* [WHAT YOU SHOULD DO]:
How many lines in the listing below include the word "this"? Answer with the number and nothing else.

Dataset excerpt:
▽
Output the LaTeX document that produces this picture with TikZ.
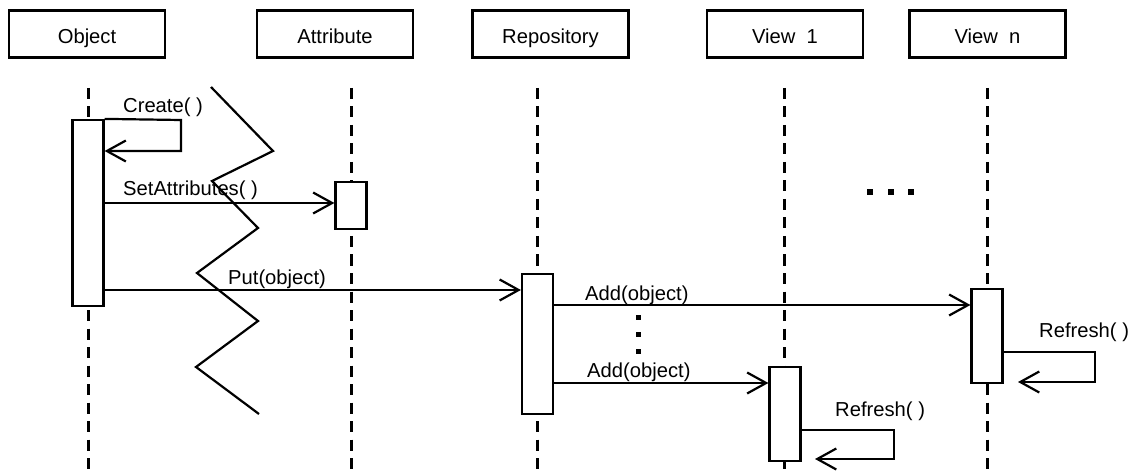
\documentclass[tikz,border=0pt]{standalone}
\usepackage{fontspec}
\setmainfont{Liberation Sans}
\usetikzlibrary{arrows.meta}
\begin{document}
\begin{tikzpicture}[x=1pt,y=-1pt,
  every node/.style={font=\fontsize{20.2}{23}\selectfont},
  header/.style={draw,line width=2.2pt,minimum width=156pt,minimum height=47pt,inner sep=0pt,text height=20pt,text depth=0pt},
  lifeline/.style={line width=3pt,dash pattern=on 11pt off 7.5pt},
  act/.style={draw,fill=white,line width=2.2pt,minimum width=31pt,inner sep=0pt},
  msg/.style={line width=2.2pt,-{Straight Barb[length=19pt,width=21pt,line width=2.2pt]}},
  plain/.style={line width=2.2pt},
  lbl/.style={anchor=base west,inner sep=0pt},
  dot/.style={fill=black,minimum size=5pt,inner sep=0pt}]
\useasboundingbox (0,0) rectangle (1130,473);
% headers
\node[header] (hO) at (87,34) {Object};
\node[header] (hA) at (335,34) {Attribute};
\node[header] (hR) at (550.5,34) {Repository};
\node[header] (hV1) at (785,34) {View\ \ 1};
\node[header] (hVn) at (987.5,34) {View\ \ n};
% lifeline ends
\coordinate (tO) at (88,88);   \coordinate (bO) at (88,473);
\coordinate (tA) at (351,88);  \coordinate (bA) at (351,473);
\coordinate (tR) at (537,88);  \coordinate (bR) at (537,473);
\coordinate (tV1) at (784,88); \coordinate (bV1) at (784,473);
\coordinate (tVn) at (987,88); \coordinate (bVn) at (987,473);
\draw[lifeline] (tO) -- (bO);
\draw[lifeline] (tA) -- (bA);
\draw[lifeline] (tR) -- (bR);
\draw[lifeline] (tV1) -- (bV1);
\draw[lifeline] (tVn) -- (bVn);
% zigzag
\draw[plain] (211,87) -- (273,151) -- (212,181) -- (258,228) -- (197,273) -- (258,321) -- (196,367) -- (259,414);
% activations
\node[act,minimum height=186pt] (aO) at (88,213) {};
\node[act,minimum height=47pt] (aA) at (351,205.5) {};
\node[act,minimum height=140pt] (aR) at (537.5,344) {};
\node[act,minimum height=94pt] (aV1) at (785,414) {};
\node[act,minimum height=94pt] (aVn) at (987,336) {};
% Create self-call
\coordinate (c1) at (181,120);
\coordinate (c2) at (181,151);
\draw[msg] (aO.north east) -- (c1) -- (c2) -- (aO.east |- c2);
\node[lbl] (lCreate) at (123,113) {Create( )};
% SetAttributes
\coordinate (ySA) at (0,203);
\draw[msg] (aO.east |- ySA) -- (aA.west |- ySA);
\node[lbl] (lSA) at (123,196) {SetAttributes( )};
% Put
\coordinate (yPut) at (0,290);
\draw[msg] (aO.east |- yPut) -- (aR.west |- yPut);
\node[lbl] (lPut) at (228,284) {Put(object)};
% Add 1
\coordinate (yAdd1) at (0,305);
\draw[msg] (aR.east |- yAdd1) -- (aVn.west |- yAdd1);
\node[lbl] (lAdd1) at (585,300) {Add(object)};
% Add 2
\coordinate (yAdd2) at (0,383);
\draw[msg] (aR.east |- yAdd2) -- (aV1.west |- yAdd2);
\node[lbl] (lAdd2) at (587,377) {Add(object)};
% vertical dots
\node[dot] (d1) at (638,317) {};
\node[dot] (d2) at (638,334) {};
\node[dot] (d3) at (638,351) {};
% horizontal dots
\node[dot,minimum size=6pt] (h1) at (870,192) {};
\node[dot,minimum size=6pt] (h2) at (891,192) {};
\node[dot,minimum size=6pt] (h3) at (911,192) {};
% Refresh on View n
\coordinate (rn0) at (0,352);
\coordinate (rn1) at (1095,352);
\coordinate (rn2) at (1095,382);
\coordinate (rn3) at (1018,382);
\draw[msg] (aVn.east |- rn0) -- (rn1) -- (rn2) -- (rn3);
\node[lbl] (lRn) at (1039,337) {Refresh( )};
% Refresh on View 1
\coordinate (r10) at (0,430);
\coordinate (r11) at (894,430);
\coordinate (r12) at (894,459);
\coordinate (r13) at (815,459);
\draw[msg] (aV1.east |- r10) -- (r11) -- (r12) -- (r13);
\node[lbl] (lR1) at (835,416) {Refresh( )};
\end{tikzpicture}
\end{document}
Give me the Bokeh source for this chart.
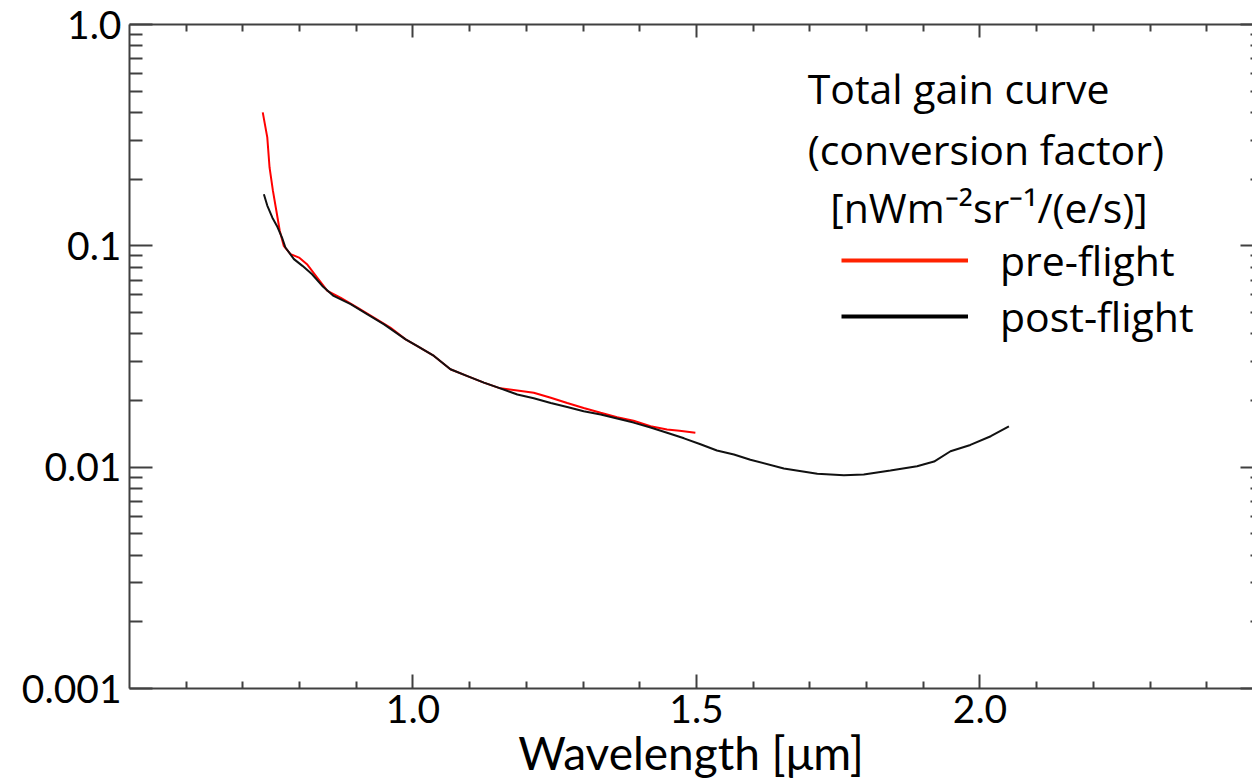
from bokeh.plotting import figure
from bokeh.models import (LogAxis, LinearAxis, FixedTicker, Range1d, Label,
                          Legend, LegendItem)
from bokeh.embed import file_html
from bokeh.resources import INLINE

# ---- data ----
pre_x = [0.735, 0.743, 0.747, 0.753, 0.759, 0.765, 0.772, 0.784, 0.799, 0.813,
         0.831, 0.849, 0.872, 0.902, 0.931, 0.960, 0.987, 1.007, 1.037, 1.066,
         1.096, 1.125, 1.154, 1.184, 1.213, 1.243, 1.272, 1.301, 1.331, 1.360,
         1.389, 1.419, 1.448, 1.470, 1.498]
pre_y = [0.401, 0.309, 0.226, 0.177, 0.144, 0.117, 0.100, 0.0917, 0.0885, 0.0826,
         0.0719, 0.0626, 0.0584, 0.0526, 0.0474, 0.0427, 0.0378, 0.0353, 0.0318, 0.0277,
         0.0258, 0.0241, 0.0227, 0.0222, 0.0217, 0.0206, 0.0195, 0.0185, 0.0176, 0.0168,
         0.0162, 0.0153, 0.0148, 0.0146, 0.0143]

post_x = [0.737, 0.743, 0.752, 0.760, 0.769, 0.775, 0.790, 0.805, 0.822, 0.840,
          0.860, 0.890, 0.919, 0.949, 0.987, 1.007, 1.037, 1.066, 1.096, 1.125,
          1.154, 1.184, 1.213, 1.243, 1.272, 1.301, 1.331, 1.360, 1.389, 1.419,
          1.448, 1.478, 1.507, 1.536, 1.566, 1.595, 1.654, 1.713, 1.760, 1.795,
          1.842, 1.889, 1.919, 1.948, 1.983, 2.019, 2.051]
post_y = [0.171, 0.152, 0.134, 0.123, 0.109, 0.0983, 0.0871, 0.0812, 0.0744, 0.0659,
          0.0594, 0.0545, 0.0491, 0.0442, 0.0378, 0.0353, 0.0318, 0.0277, 0.0258, 0.0241,
          0.0227, 0.0213, 0.0205, 0.0195, 0.0187, 0.0179, 0.0173, 0.0166, 0.0159, 0.0151,
          0.0143, 0.0135, 0.0127, 0.0119, 0.0114, 0.0108, 0.00986, 0.00933, 0.00920, 0.00927,
          0.00966, 0.0101, 0.0106, 0.0118, 0.0126, 0.0138, 0.0153]

series_names = ["pre-flight", "post-flight"]
x_major = [1.0, 1.5, 2.0]
x_labels = ["1.0", "1.5", "2.0"]
x_minor = [0.6, 0.7, 0.8, 0.9, 1.1, 1.2, 1.3, 1.4, 1.6, 1.7, 1.8, 1.9, 2.1, 2.2, 2.3, 2.4]
y_major = [0.001, 0.01, 0.1, 1.0]
y_labels = ["0.001", "0.01", "0.1", "1.0"]
y_minor = [0.002, 0.003, 0.004, 0.005, 0.006, 0.007, 0.008, 0.009,
           0.02, 0.03, 0.04, 0.05, 0.06, 0.07, 0.08, 0.09,
           0.2, 0.3, 0.4, 0.5, 0.6, 0.7, 0.8, 0.9]
x_title = "Wavelength [\u03bcm]"
legend_title = ["Total gain curve", "(conversion factor)", "[nWm\u207b\u00b2sr\u207b\u00b9/(e/s)]"]

FONT = "Lato"
LFONT = "Open Sans"
FS = "39px"
LFS = "41px"
AX = "#404040"

p = figure(width=1252, height=783, y_axis_type="log",
           x_range=Range1d(0.5, 2.4806), y_range=Range1d(0.001, 1.0),
           output_backend="svg", toolbar_location=None,
           min_border_left=129, min_border_top=24, min_border_right=0,
           min_border_bottom=95)
p.outline_line_color = None
p.xgrid.visible = False
p.ygrid.visible = False
p.background_fill_color = "white"
p.border_fill_color = "white"

xt = FixedTicker(ticks=x_major, minor_ticks=x_minor)
yt = FixedTicker(ticks=y_major, minor_ticks=y_minor)

def style(ax, maj_in, min_in):
    ax.axis_line_color = AX
    ax.axis_line_width = 2
    ax.major_tick_line_color = AX
    ax.minor_tick_line_color = AX
    ax.major_tick_line_width = 2
    ax.minor_tick_line_width = 2
    ax.major_tick_in = maj_in
    ax.major_tick_out = 0
    ax.minor_tick_in = min_in
    ax.minor_tick_out = 0
    ax.major_label_text_font = FONT
    ax.major_label_text_font_size = FS
    ax.major_label_text_color = "black"

# bottom
xa = p.xaxis[0]
xa.ticker = xt
style(xa, 14, 7)
xa.major_label_overrides = dict(zip(x_major, x_labels))
xa.major_label_standoff = 6
xa.axis_label = x_title
xa.axis_label_text_font = FONT
xa.axis_label_text_font_size = "46px"
xa.axis_label_text_font_style = "normal"
xa.axis_label_text_color = "black"
xa.axis_label_standoff = -1

# left
ya = p.yaxis[0]
ya.ticker = yt
style(ya, 23, 13)
ya.major_label_overrides = dict(zip(y_major, y_labels))
ya.major_label_standoff = 8

# top (ticks only)
ta = LinearAxis(ticker=xt)
style(ta, 13, 7)
ta.major_label_overrides = {t: "" for t in x_major}
ta.major_label_standoff = 0
p.add_layout(ta, "above")

# right (ticks only)
ra = LogAxis(ticker=yt)
style(ra, 12, 2)
ra.axis_line_color = None
ra.major_label_overrides = {t: "" for t in y_major}
ra.major_label_standoff = 0
p.add_layout(ra, "right")

# curves
r_pre = p.line(pre_x, pre_y, line_color="#ff0000", line_width=2)
r_post = p.line(post_x, post_y, line_color="#111111", line_width=2)

# legend swatch proxies (thicker than the curves, as in the reference); hidden in the plot
leg_pre = p.line(pre_x, pre_y, line_color="#ff2200", line_width=4, visible=False)
leg_post = p.line(post_x, post_y, line_color="#000000", line_width=4, visible=False)
legend = Legend(items=[LegendItem(label=series_names[0], renderers=[leg_pre]),
                       LegendItem(label=series_names[1], renderers=[leg_post])],
                location=(712, 344), glyph_width=127, glyph_height=44,
                label_height=44, label_standoff=32, spacing=0,
                padding=0, margin=0, border_line_color=None,
                background_fill_alpha=0,
                label_text_font=LFONT, label_text_font_size=LFS,
                label_text_color="black")
p.add_layout(legend)

# legend title lines (three text lines)
title_x = [1.696, 1.696, 1.736]
title_y = [0.516, 0.2734, 0.1498]
for tx, ty, tt in zip(title_x, title_y, legend_title):
    p.add_layout(Label(x=tx, y=ty, text=tt, text_font=LFONT, text_font_size=LFS,
                       text_color="black", text_align="left",
                       text_baseline="alphabetic"))

open("out.html", "w").write(file_html(p, INLINE))
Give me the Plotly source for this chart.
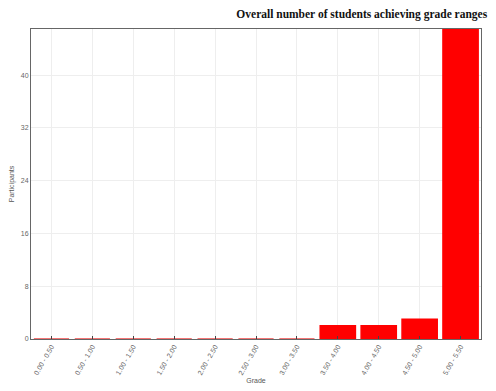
import plotly.graph_objects as go

categories = ["0.00 - 0.50", "0.50 - 1.00", "1.00 - 1.50", "1.50 - 2.00", "2.00 - 2.50",
              "2.50 - 3.00", "3.00 - 3.50", "3.50 - 4.00", "4.00 - 4.50", "4.50 - 5.00", "5.00 - 5.50"]
participants = [0, 0, 0, 0, 0, 0, 0, 2, 2, 3, 47]
y_ticks = [0, 8, 16, 24, 32, 40]

line_colors = ["#f04848" if v == 0 else "#ff0000" for v in participants]

fig = go.Figure(go.Bar(
    x=categories, y=participants,
    marker=dict(color="#ff0000", line=dict(color=line_colors, width=1.5)),
))

# the page body has an 8px margin, so the figure is shrunk by 8px
fig.update_layout(
    width=488, height=383,
    margin=dict(l=23, r=15, t=21, b=52, autoexpand=False),
    paper_bgcolor="white", plot_bgcolor="white",
    bargap=0.14,
    showlegend=False,
    title=dict(text="<b>Overall number of students achieving grade ranges</b>",
               x=0.982, xanchor="right", xref="container", y=0.985, yanchor="middle",
               font=dict(family="Liberation Serif", size=11.5, color="#111")),
    font=dict(family="Liberation Sans", size=7, color="#555"),
)
fig.update_xaxes(
    type="category", range=[-0.5, 10.5], tickangle=-60, automargin=False,
    showline=True, linecolor="#666", linewidth=1, mirror=True,
    showgrid=True, gridcolor="#eeeeee", gridwidth=1,
    ticks="inside", ticklen=3, tickcolor="#444",
    title=dict(text="Grade", font=dict(size=7, color="#555"), standoff=2),
    tickfont=dict(size=7, color="#666"),
)
fig.update_yaxes(
    range=[0, 47], tickvals=y_ticks, automargin=False,
    showline=True, linecolor="#666", linewidth=1, mirror=True,
    showgrid=True, gridcolor="#eeeeee", gridwidth=1,
    zeroline=False, ticks="",
    title=dict(text="Participants", font=dict(size=7, color="#555"), standoff=8),
    tickfont=dict(size=7, color="#666"),
)

fig.write_html("out.html")
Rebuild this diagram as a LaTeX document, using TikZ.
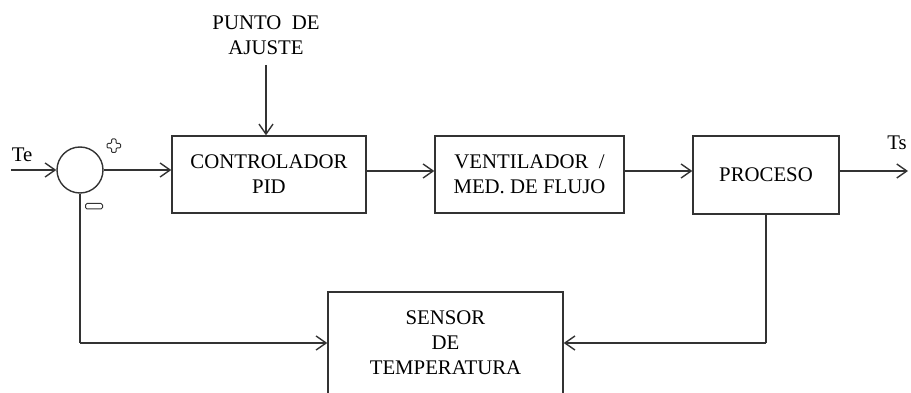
\documentclass[tikz,border=0pt]{standalone}
\usepackage{fontspec}
\setmainfont{Liberation Serif}
\usetikzlibrary{arrows.meta}
\definecolor{ln}{HTML}{333333}
\tikzset{
  blk/.style={draw=ln, line width=1.4pt, fill=white, align=center, inner sep=0pt,
              font=\fontsize{20.8}{25}\selectfont},
  lbl/.style={align=center, inner sep=0pt, font=\fontsize{20.8}{25}\selectfont},
  conn/.style={draw=ln, line width=1.4pt, -{Straight Barb[length=10pt,width=14pt,line width=1.4pt]}},
  wire/.style={draw=ln, line width=1.4pt},
}
\begin{document}
\begin{tikzpicture}[x=1pt,y=-1pt]
\useasboundingbox (0,0) rectangle (911,393);
\clip (0,0) rectangle (911,393);
% blocks
\node[blk, minimum width=194pt, minimum height=77pt] (pid) at (269,174.5) {CONTROLADOR\\PID};
\node[blk, minimum width=189pt, minimum height=77pt] (ven) at (529.5,174.5) {VENTILADOR~ /\\MED. DE FLUJO};
\node[blk, minimum width=146pt, minimum height=78pt] (pro) at (766,175) {PROCESO};
\node[blk, minimum width=235pt, minimum height=102pt] (sen) at (445.5,343) {SENSOR\\DE\\TEMPERATURA};
\node[draw=ln, line width=1.4pt, circle, minimum size=46pt, inner sep=0pt] (sum) at (80,170) {};
% labels
\node[lbl] (set) at (266,35) {PUNTO~ DE\\AJUSTE};
\node[lbl] (te) at (22,155) {Te};
\node[lbl] (ts) at (897,143) {Ts};
\coordinate (tein) at (11,170);
\coordinate (tsout) at (908,171);
\coordinate (settop) at (266,65);
\coordinate (fbr) at (pro.south |- sen.east);
\coordinate (fbl) at (sum.south |- sen.west);
% connectors
\draw[conn] (tein) -- (sum.west);
\draw[conn] (sum.east) -- (pid.west |- sum.east);
\draw[conn] (settop) -- (settop |- pid.north);
\draw[conn] (pid.east |- 0,171) -- (ven.west |- 0,171);
\draw[conn] (ven.east |- 0,171) -- (pro.west |- 0,171);
\draw[conn] (pro.east |- 0,171) -- (tsout);
\draw[wire] (pro.south) -- (fbr);
\draw[conn] (fbr) -- (sen.east);
\draw[wire] (sum.south) -- (fbl);
\draw[conn] (fbl) -- (sen.west);
% plus and minus signs
\draw[ln, line width=1pt, fill=white, rounded corners=1pt]
  (111.5,139) -- (116,139) -- (116,143.5) -- (120.5,143.5) -- (120.5,148) -- (116,148)
  -- (116,152.5) -- (111.5,152.5) -- (111.5,148) -- (107,148) -- (107,143.5) -- (111.5,143.5) -- cycle;
\draw[ln, line width=1pt, fill=white, rounded corners=1.5pt] (85.5,203.5) rectangle (102.5,209);
\end{tikzpicture}
\end{document}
△
* [COMPLETED EXERCISE]:
4